All of this made me confident that Jawas could still be relevant in the current world order. It has a number of features which make it superior to the hip new frameworks. So I started thinking about how I would "modernize" this 10 year old application. There are some obvious low hanging fruit:
- add WebSockets
- expose the internal event model to script programmers
- switch to path based routing for all events
- separate the server side include logic from the scripting engines
- make database stored procedures first class paths
- make scripts first class paths
- add support for new protocols: IPv6, CoAP, MQTT, AMQP, etc
- improve memory region security and garbage collection
Originally, Jawas didn't have stream processing because I used the ConnServer as a live event engine. Bots written in Python, Perl, Erlang, Ocaml, or Lisp would communicate to each other via the ConnServer socket interface. URL encoded messages (this server is pre-JSON and supported Flash XMLSocket connections & Flash's URL object decode functions) would interact with objects modeled by C++ objects and backed by database blobs. With this in mind, Jawas really only existed to deliver some basic webpages, handle login, handle payment processing, and serve up the Flash games. There wasn't even need to serve game data from the Jawas database as ConnServer and Jawas would use separate databases and schemas.

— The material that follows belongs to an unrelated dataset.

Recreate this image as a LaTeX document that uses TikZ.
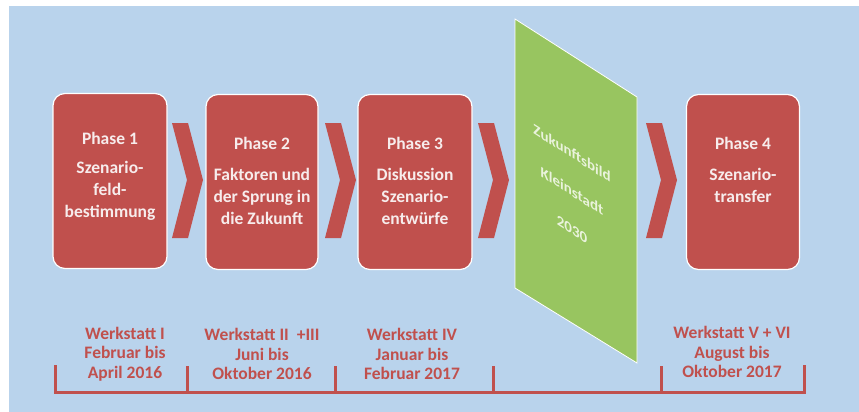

Now that ConnServer is 12 years old, and Jawas 10, it might make more sense to adopt the routing and messaging features of ConnServer in the Jawas model. This way the ConnServer notion of "rooms" could be married with Jawas's paths, and a WebSocket connection binds you to a message queue with a fanout exchange. ConnServer allowed for routing to specific recipients within a room as well, and we could use the concept of topic routing to model that too. With scripts, we can model those too as paths that can be invoked by sending them a message. An HTTP request is just a message after all! And if we consider sever side includes as message sends to URLs, we can replace all of the inline scripts with script URIs. This opens up a number of possible language implementations, remote services, and realtime proxy behavior.

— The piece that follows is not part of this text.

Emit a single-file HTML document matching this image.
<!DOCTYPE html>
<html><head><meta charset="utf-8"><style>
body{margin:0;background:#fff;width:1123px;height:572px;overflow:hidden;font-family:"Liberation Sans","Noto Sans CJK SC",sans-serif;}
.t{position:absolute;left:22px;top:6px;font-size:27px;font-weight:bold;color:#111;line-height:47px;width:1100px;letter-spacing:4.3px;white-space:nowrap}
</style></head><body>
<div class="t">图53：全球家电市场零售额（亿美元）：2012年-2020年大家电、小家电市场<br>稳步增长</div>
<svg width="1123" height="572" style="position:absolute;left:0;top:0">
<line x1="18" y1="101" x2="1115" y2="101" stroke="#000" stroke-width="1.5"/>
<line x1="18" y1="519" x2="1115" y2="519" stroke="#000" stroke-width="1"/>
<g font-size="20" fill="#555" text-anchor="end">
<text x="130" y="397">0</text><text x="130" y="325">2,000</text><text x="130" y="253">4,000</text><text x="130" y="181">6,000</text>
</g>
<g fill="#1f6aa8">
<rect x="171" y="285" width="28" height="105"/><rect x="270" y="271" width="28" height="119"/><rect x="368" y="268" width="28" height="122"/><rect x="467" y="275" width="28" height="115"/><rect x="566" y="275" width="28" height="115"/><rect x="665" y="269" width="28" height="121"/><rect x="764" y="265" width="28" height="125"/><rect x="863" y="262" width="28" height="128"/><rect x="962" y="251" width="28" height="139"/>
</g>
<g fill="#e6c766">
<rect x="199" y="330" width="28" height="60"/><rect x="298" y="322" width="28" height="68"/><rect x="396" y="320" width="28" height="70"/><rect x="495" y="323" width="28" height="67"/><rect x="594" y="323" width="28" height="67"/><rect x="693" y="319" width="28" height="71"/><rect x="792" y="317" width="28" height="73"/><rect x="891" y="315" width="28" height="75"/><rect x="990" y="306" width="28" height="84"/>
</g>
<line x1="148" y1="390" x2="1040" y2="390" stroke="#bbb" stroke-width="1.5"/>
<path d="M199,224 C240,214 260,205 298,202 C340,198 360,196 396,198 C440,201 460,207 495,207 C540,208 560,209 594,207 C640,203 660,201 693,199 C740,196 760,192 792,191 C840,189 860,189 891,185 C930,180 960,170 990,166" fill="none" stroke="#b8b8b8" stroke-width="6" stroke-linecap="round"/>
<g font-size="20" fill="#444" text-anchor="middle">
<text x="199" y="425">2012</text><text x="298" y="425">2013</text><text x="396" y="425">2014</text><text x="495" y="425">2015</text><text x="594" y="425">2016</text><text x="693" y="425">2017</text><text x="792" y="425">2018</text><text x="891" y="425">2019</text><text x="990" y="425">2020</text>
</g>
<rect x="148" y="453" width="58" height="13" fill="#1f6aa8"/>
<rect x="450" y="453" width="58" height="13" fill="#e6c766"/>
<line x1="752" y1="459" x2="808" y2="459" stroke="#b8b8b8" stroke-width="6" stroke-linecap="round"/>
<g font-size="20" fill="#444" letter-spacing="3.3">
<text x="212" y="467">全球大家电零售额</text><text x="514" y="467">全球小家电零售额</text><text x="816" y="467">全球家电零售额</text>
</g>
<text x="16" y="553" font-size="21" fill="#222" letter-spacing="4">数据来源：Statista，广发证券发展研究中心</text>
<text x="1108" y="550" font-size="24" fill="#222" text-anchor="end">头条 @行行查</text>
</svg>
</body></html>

Jawas has had basic proxy behavior baked in for years. Many early applications I built tiers of Jawas, where a frontend Jawas would request a value from a backed Jawas via a HTTP request. Many times these requests would also integrate 3rd party APIs like Facebook or Google Checkout, and so the isolation of the backend processing from the frontend server was also desirable. This concept of isolation of concerns has been core to the design of most of my systems. The principle being that the failure of a given subsystem exposes a limited attack surface for any potential security breach. While I can't guarantee any given process won't be compromised, I can promise that the compromised system will be limited to only that data the attacker would normally have access to. As the data is either part of the request or part of the response, the attacker will by definition know the former and by nature of a response be delivered the later. For example, knowing that the purchase callback failed is true of both an attack and a legitimate failure. But as the failing system only reveals the state it chooses to send, there is no opportunity to sniff that data few the originating process's memory space, as it simply doesn't have access.

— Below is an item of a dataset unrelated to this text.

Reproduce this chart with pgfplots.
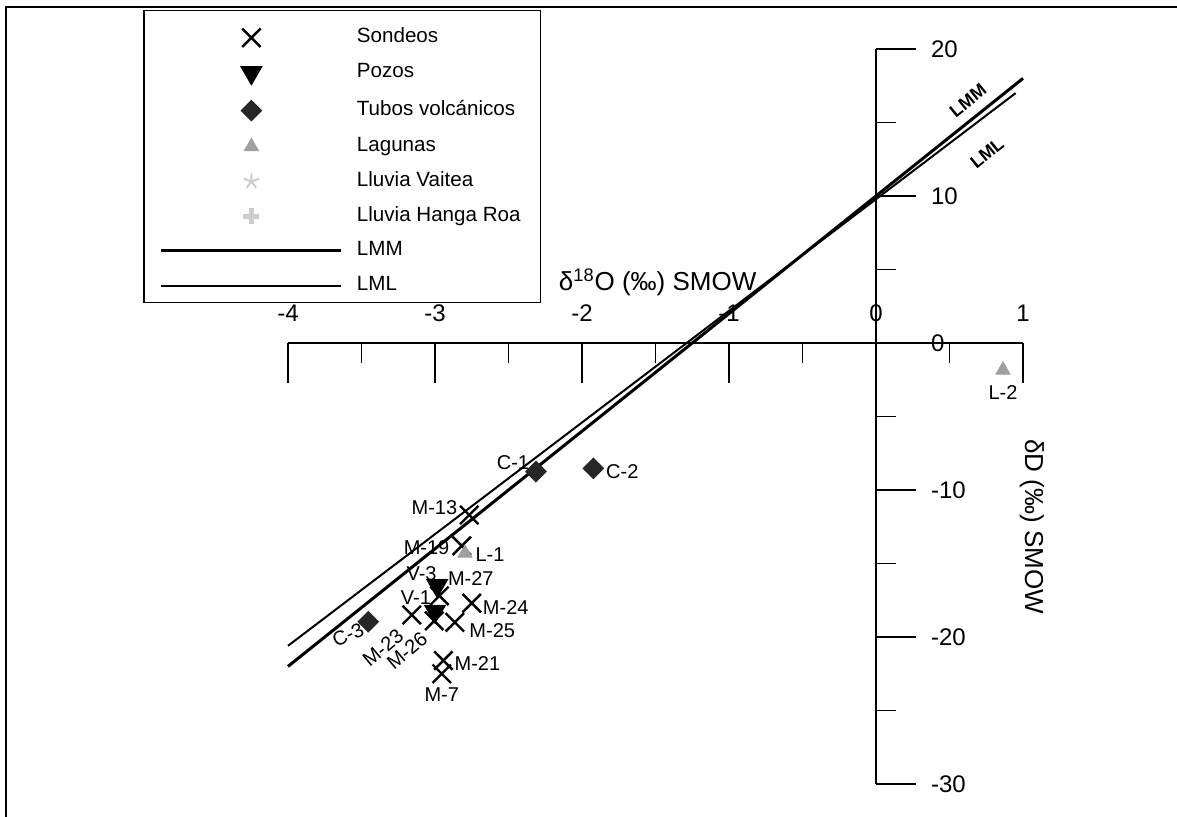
\documentclass[border=0pt]{standalone}
\usepackage{pgfplots}
\pgfplotsset{compat=1.18}
\usepackage{fontspec}
\setmainfont{Liberation Sans}
\begin{document}
\begin{tikzpicture}
\begin{axis}[
  at={(0pt,0pt)}, anchor=south west,
  scale only axis, width=367.5pt, height=367.5pt,
  xmin=-4, xmax=1, ymin=-30, ymax=20,
  axis lines=middle,
  axis line style={-, line width=0.9pt, black},
  xtick={-4,-3,-2,-1,0,1},
  ytick={-30,-20,-10,0,10,20},
  minor x tick num=1, minor y tick num=1,
  xtick align=outside, ytick align=inside,
  major tick length=20pt, minor tick length=10pt,
  tick style={black, line width=0.7pt},
  hide obscured x ticks=false, hide obscured y ticks=false,
  /pgf/number format/assume math mode=true,
  ticklabel style={font=\fontsize{12}{14}\selectfont},
  xticklabel style={anchor=south, yshift=27pt},
  yticklabel style={anchor=west, xshift=24pt},
  clip=false,
  xlabel={δ\textsuperscript{18}O (‰) SMOW},
  ylabel={δD (‰) SMOW},
  every axis x label/.style={at={(axis description cs:0.359,0.683)}, anchor=west, font=\fontsize{13}{16}\selectfont},
  every axis y label/.style={at={(axis description cs:1.012,0.35)}, anchor=center, rotate=-90, font=\fontsize{13}{16}\selectfont},
  legend cell align=left,
  legend style={
    at={(axis description cs:-0.197,1.053)}, anchor=north west,
    draw=black, line width=0.7pt,
    font=\fontsize{10.3}{12}\selectfont,
    inner xsep=8pt, inner ysep=4pt,
    row sep=3.4pt, column sep=5pt,
    nodes={inner sep=2pt, text height=10pt, text depth=0pt},
  },
  legend image code/.code={\draw[yshift=-2.5pt,mark repeat=2,mark phase=2,#1] plot coordinates {(0pt,0pt) (45pt,0pt) (90pt,0pt)};},
]
% Sondeos
\addplot[only marks, mark=x, mark size=6.5pt, line width=1.2pt, black] coordinates {
(-2.767,-11.7) (-2.818,-13.8) (-2.97,-17.2) (-2.75,-17.7) (-3.158,-18.5)
(-3.005,-18.9) (-2.865,-19.0) (-2.943,-21.6) (-2.954,-22.5)};
\addlegendentry{Sondeos}
% Pozos
\addplot[only marks, mark=triangle*, mark size=6pt, mark options={rotate=180, fill=black}, black, line width=0.5pt] coordinates {
(-2.985,-16.5) (-3.0,-18.25)};
\addlegendentry{Pozos}
% Tubos volcanicos
\addplot[only marks, mark=square*, mark size=3.6pt, mark options={rotate=45, fill=black!85}, draw=black!85, line width=0.5pt] coordinates {
(-2.313,-8.75) (-1.923,-8.53) (-3.454,-18.96)};
\addlegendentry{Tubos volcánicos}
% Lagunas
\addplot[only marks, mark=triangle*, mark size=4pt, mark options={fill=gray!75, draw=gray!75}, line width=0.5pt] coordinates {
(-2.796,-14.3) (0.864,-1.84)};
\addlegendentry{Lagunas}
\addlegendimage{only marks, mark=star, mark size=4pt, gray!40, line width=1pt}
\addlegendentry{Lluvia Vaitea}
\addlegendimage{only marks, mark=+, mark size=4pt, gray!40, line width=2.5pt}
\addlegendentry{Lluvia Hanga Roa}
% LMM
\addplot[black, line width=1.5pt, mark=none] coordinates {(-4,-22) (1,18)};
\addlegendentry{LMM}
% LML
\addplot[black, line width=1pt, mark=none] coordinates {(-4,-20.6) (0.95,17.0)};
\addlegendentry{LML}

\tikzset{lab/.style={font=\fontsize{10}{12}\selectfont, inner sep=0pt}}
\node[lab, xshift=-11.5pt, yshift=4.5pt] at (axis cs:-2.313,-8.75) {C-1};
\node[lab, xshift=14.5pt, yshift=-1.6pt] at (axis cs:-1.923,-8.53) {C-2};
\node[lab, rotate=25] at (axis cs:-3.592,-19.86) {C-3};
\node[lab, xshift=-17.4pt, yshift=3.7pt] at (axis cs:-2.767,-11.7) {M-13};
\node[lab, xshift=-17.6pt, yshift=-1pt] at (axis cs:-2.818,-13.8) {M-19};
\node[lab, xshift=12.5pt, yshift=-0.8pt] at (axis cs:-2.796,-14.3) {L-1};
\node[lab, xshift=-7.8pt, yshift=6pt] at (axis cs:-2.985,-16.5) {V-3};
\node[lab, xshift=15.7pt, yshift=8.5pt] at (axis cs:-2.97,-17.2) {M-27};
\node[lab, xshift=-9.5pt, yshift=6.7pt] at (axis cs:-3.0,-18.25) {V-1};
\node[lab, xshift=17pt, yshift=-2pt] at (axis cs:-2.75,-17.7) {M-24};
\node[lab, xshift=18.7pt, yshift=-4pt] at (axis cs:-2.865,-19.0) {M-25};
\node[lab, rotate=40] at (axis cs:-3.354,-20.75) {M-23};
\node[lab, rotate=40] at (axis cs:-3.19,-20.95) {M-26};
\node[lab, xshift=17pt, yshift=-1.7pt] at (axis cs:-2.943,-21.6) {M-21};
\node[lab, yshift=-10.5pt] at (axis cs:-2.954,-22.5) {M-7};
\node[lab, yshift=-11pt] at (axis cs:0.864,-1.84) {L-2};
\node[lab, font=\fontsize{9}{11}\selectfont\bfseries, rotate=39] at (axis cs:0.626,16.5) {LMM};
\node[lab, font=\fontsize{9}{11}\selectfont\bfseries, rotate=39] at (axis cs:0.755,12.9) {LML};
\end{axis}
\draw[line width=1pt] (-141pt,-16.5pt) -- (-141pt,388.5pt) -- (444.5pt,388.5pt);
\pgfresetboundingbox
\useasboundingbox (-144pt,-16.5pt) rectangle (444.5pt,392pt);
\end{tikzpicture}
\end{document}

My thinking on system level access is leading me down the path of removing the file system too. Right now the parent process mmaps all of the subfolders of the current working directory, and exposes those files as URLs. The server by design will not attempt to read new files unless sent a SIGHUP, but will reflect any file it has open if modified via the VNODE event on the file. This was done so that new directories / files could be deployed but not released until ready. For instance let's say our web app is running out of ./jawas.ws/v1/ and we wanted to release a v2. We could deploy all of our files to ./jawas.ws/v2/ and even run a Jawas on another port with these files mapped, and then choose to release to the public Jawas by sending the original a SIGHUP. The original listener would then rescan the ./jawas.ws/ directory and find the new version. This works fine as long as you can replicate file system state across all of your nodes.
As an alternative to rsync, I am thinking of borrowing ConnServer's object cache concept. Each asset in the environment would be database backed and have an explicit TTL. New versions could be deployed and multiple versions could be deployed simultaneously for AB testing. Any Jawas pointed at the same source database would ondemand cache the values, and the database itself via triggers could notify every attached Jawas of a component change. This also allows for tooling to update content in the db via Jawas's HTTP and WebSocket interfaces. We trade a simple file system for a DBMS, but the tooling becomes more reliable at scale. Lastly, it makes containerization of Jawas easy as the only configuration value becomes which database to attach to for content. It would be easy to supply this to docker as an environment variable.
With these changes in place, adding support for new protocols becomes much easier. As each request or message send gets translated to a Jawas API path and message send, new protocols need only be mapped into the URL space. Since multiple producer/consumers can attach to a given URI, we can have all HTTP traffic mirrored to MQTT or AMQP. Similarly, as a HTTP response becomes no different from a single shot WebSocket message or CoAP response, any script would naturally support all available protocols. With the database bindings, one could even stream DB requests to a given stored procedure, allowing for new workflows. HTTP long poll or HTTP/2 pipelining could also be directly supported.
By breaking the Jawas client handling code into an extensible event system, we also open the door to future unforeseen workflows. Rather than simple IN -> OUT and OUT -> IN, Jawas could model entire statemachines with simple event extensions. User defined events will generally fall into either a message in or waiting for a message to go out. Timer events can also be directly supported too, which will remove one of the extra signaling cases currently used by the system. Periodic events, which are currently based on timeouts, could be made first class timer events, simplifying the event model and error handling.
Having worked on a code base is C for so long, what amazes me most is how maintainable a piece of software can be if you have a sound understanding of it. I can still make significant architectural changes without fear of rabbit holes. Revisiting Jawas leads me to believe code maintenance is a political and not a technical problem.